● **Exercise prompt**
Tally the lines that contain the string "matplotlib" and state that total without comment.

__________________________________________________

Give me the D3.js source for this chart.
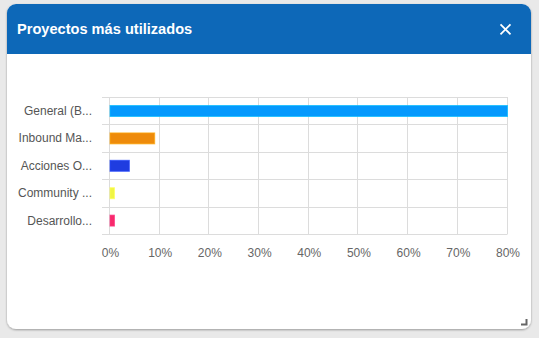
<!DOCTYPE html>
<html>
<head>
<meta charset="utf-8">
<script src="https://cdn.jsdelivr.net/npm/d3@7/dist/d3.min.js"></script>
<style>
  html, body { margin: 0; padding: 0; background: #e9e9e9; }
  svg { display: block; }
</style>
</head>
<body>
<svg id="chart" width="539" height="338"></svg>
<script>
// Project usage shares (percent of total)
const categories = ["General (B...", "Inbound Ma...", "Acciones O...", "Community ...", "Desarrollo..."];
const values = [80.4, 9.0, 3.9, 0.9, 0.9];
const barColors = ["#0599fd", "#ee8b0b", "#1f3ce0", "#f0f545", "#f72a6b"];
const tickValues = [0, 10, 20, 30, 40, 50, 60, 70, 80];
const title = "Proyectos más utilizados";

const svg = d3.select("#chart");

// Card panel
const card = { x: 7, y: 4, w: 524, h: 325, r: 9, header: 50 };
const defs = svg.append("defs");
const sh = defs.append("filter").attr("id", "shadow").attr("x", "-5%").attr("y", "-5%").attr("width", "110%").attr("height", "115%");
sh.append("feDropShadow").attr("dx", 0).attr("dy", 1).attr("stdDeviation", 1.2).attr("flood-color", "#000").attr("flood-opacity", 0.35);
defs.append("clipPath").attr("id", "cardClip")
  .append("rect").attr("x", card.x).attr("y", card.y).attr("width", card.w).attr("height", card.h).attr("rx", card.r);

svg.append("rect")
  .attr("x", card.x).attr("y", card.y).attr("width", card.w).attr("height", card.h)
  .attr("rx", card.r).attr("fill", "#fff").attr("filter", "url(#shadow)");

svg.append("rect")
  .attr("clip-path", "url(#cardClip)")
  .attr("x", card.x).attr("y", card.y).attr("width", card.w).attr("height", card.header)
  .attr("fill", "#0d68b8");

svg.append("text")
  .attr("x", 17).attr("y", 34.3)
  .attr("fill", "#fff")
  .attr("font-family", "'Liberation Sans', Arial, sans-serif")
  .attr("font-weight", "bold")
  .attr("font-size", 14.6)
  .text(title);

// Close icon
const cx = 505.5, cy = 29.3, cs = 5;
svg.append("path")
  .attr("d", `M${cx - cs},${cy - cs}L${cx + cs},${cy + cs}M${cx + cs},${cy - cs}L${cx - cs},${cy + cs}`)
  .attr("stroke", "#fff").attr("stroke-width", 1.8).attr("fill", "none");

// Resize grip
svg.append("path")
  .attr("d", "M521,324.5H526.5V319")
  .attr("stroke", "#666").attr("stroke-width", 2).attr("fill", "none");

// Chart area
const plot = { left: 110, right: 507.5, top: 97, bottom: 234 };
const x = d3.scaleLinear().domain([0, 80]).range([plot.left, plot.right]);
const y = d3.scaleBand().domain(categories).range([plot.top, plot.bottom]).paddingInner(0).paddingOuter(0);

const g = svg.append("g");
const gridColor = "#dcdcdc";
const labelFont = "'Liberation Sans', Arial, sans-serif";

// Horizontal grid lines at band boundaries (with left tick extension)
const yEdges = categories.map(c => y(c)).concat([plot.bottom]);
g.selectAll(".hgrid").data(yEdges).enter().append("line")
  .attr("x1", plot.left - 8).attr("x2", plot.right)
  .attr("y1", d => Math.round(d) + 0.5).attr("y2", d => Math.round(d) + 0.5)
  .attr("stroke", gridColor).attr("stroke-width", 1);

// Vertical grid lines
g.selectAll(".vgrid").data(tickValues).enter().append("line")
  .attr("x1", d => Math.round(x(d)) - 0.5).attr("x2", d => Math.round(x(d)) - 0.5)
  .attr("y1", plot.top).attr("y2", plot.bottom)
  .attr("stroke", gridColor).attr("stroke-width", 1);

// X axis tick labels
const xAxis = d3.axisBottom(x).tickValues(tickValues).tickSize(0).tickPadding(0).tickFormat(d => d + "%");
const ax = svg.append("g").attr("transform", `translate(0,${plot.bottom})`).call(xAxis);
ax.select(".domain").remove();
ax.selectAll("text")
  .attr("y", 23).attr("dy", null)
  .attr("fill", "#666")
  .attr("font-family", labelFont)
  .attr("font-size", 12);

// Y axis category labels
const yAxis = d3.axisLeft(y).tickSize(0).tickPadding(0);
const ay = svg.append("g").attr("transform", `translate(92,0)`).call(yAxis);
ay.select(".domain").remove();
ay.selectAll("text")
  .attr("x", 0).attr("dy", "0.35em")
  .attr("fill", "#555")
  .attr("font-family", labelFont)
  .attr("font-size", 12);

// Bars
const barH = 11;
g.selectAll(".bar").data(values).enter().append("rect")
  .attr("x", x(0))
  .attr("y", (d, i) => y(categories[i]) + y.bandwidth() / 2 - barH / 2 + 0.3)
  .attr("width", d => Math.min(x(d), plot.right) - x(0))
  .attr("height", barH)
  .attr("fill", (d, i) => barColors[i])
  .attr("stroke", (d, i) => d3.color(barColors[i]).brighter(0.6))
  .attr("stroke-opacity", 0.7)
  .attr("stroke-width", 1);
</script>
</body>
</html>
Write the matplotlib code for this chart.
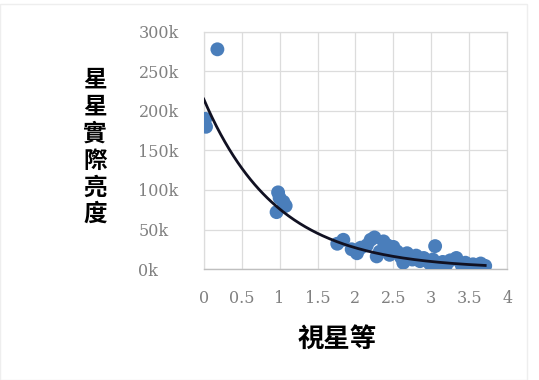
import numpy as np
import matplotlib
matplotlib.use("Agg")
import matplotlib.pyplot as plt
from matplotlib.ticker import FuncFormatter
from matplotlib.patches import Rectangle

magnitude = [0.02, 0.03, 0.18, 0.96, 0.98, 1.00, 1.05, 1.08,
             1.76, 1.84, 1.95, 2.02, 2.07, 2.15, 2.20, 2.25, 2.28, 2.32,
             2.37, 2.42, 2.45, 2.50, 2.55, 2.60, 2.63, 2.68, 2.75, 2.80,
             2.85, 2.90, 2.98, 3.02, 3.05, 3.10, 3.15, 3.20, 3.25, 3.33,
             3.40, 3.45, 3.50, 3.55, 3.65, 3.71]
luminosity = [190000, 180000, 278000, 72000, 97000, 90000, 85000, 80000,
              32000, 37000, 25000, 20000, 27000, 30000, 37000, 40000, 16000, 22000,
              35000, 30000, 18000, 28000, 22000, 15000, 8000, 20000, 12000, 17000,
              10000, 14000, 7000, 12000, 29000, 5000, 9000, 6000, 11000, 14000,
              5000, 8000, 4000, 6000, 7000, 4000]

# exponential trendline y = a * exp(b * x), coefficients
trend_a = 215000
trend_b = -1.04

x_ticks = [0, 0.5, 1, 1.5, 2, 2.5, 3, 3.5, 4]
x_tick_labels = ["0", "0.5", "1", "1.5", "2", "2.5", "3", "3.5", "4"]
y_ticks = [0, 50000, 100000, 150000, 200000, 250000, 300000]

x = np.array(magnitude)
y = np.array(luminosity)

fig = plt.figure(figsize=(5.39, 3.80), dpi=100)
ax = fig.add_axes([0.378, 0.292, 0.563, 0.624])

xt = np.linspace(0.0, x.max(), 200)
ax.scatter(x, y, s=100, color="#4a7ebb", edgecolors="none", zorder=3)
ax.plot(xt, trend_a * np.exp(trend_b * xt), color="#111122", lw=2.0, zorder=4)

ax.set_xlim(0, 4)
ax.set_ylim(0, 300000)
ax.set_xticks(x_ticks)
ax.set_xticklabels(x_tick_labels)
ax.set_yticks(y_ticks)
ax.yaxis.set_major_formatter(FuncFormatter(lambda v, p: f"{v/1000:.0f}k"))

ax.grid(True, color="#dcdcdc", lw=0.9)
ax.set_axisbelow(True)
for s in ["top", "right", "left"]:
    ax.spines[s].set_color("#dcdcdc")
    ax.spines[s].set_linewidth(0.9)
ax.spines["bottom"].set_color("#bfbfbf")
ax.spines["bottom"].set_linewidth(1.0)
ax.tick_params(length=0, colors="#808080", labelsize=11.5)
ax.tick_params(axis="x", pad=15)
ax.tick_params(axis="y", pad=47)
for lab in ax.get_xticklabels() + ax.get_yticklabels():
    lab.set_family("DejaVu Serif")
for lab in ax.get_yticklabels():
    lab.set_ha("left")

cjk = ["Noto Sans CJK TC", "DejaVu Sans"]
fig.text(0.176, 0.613, "\n".join("星星實際亮度"), ha="center", va="center",
         fontsize=17, fontweight="bold", family=cjk, linespacing=1.15)
fig.text(0.625, 0.108, "視星等", ha="center", va="center",
         fontsize=19, fontweight="bold", family=cjk)

fig.patches.append(Rectangle((0.0, 0.0), 0.978, 0.99, transform=fig.transFigure,
                             fill=False, edgecolor="#eeeeee", lw=1.0))

fig.savefig("out.png", dpi=100, facecolor="white")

__________________________________________________

● **Task solution**
6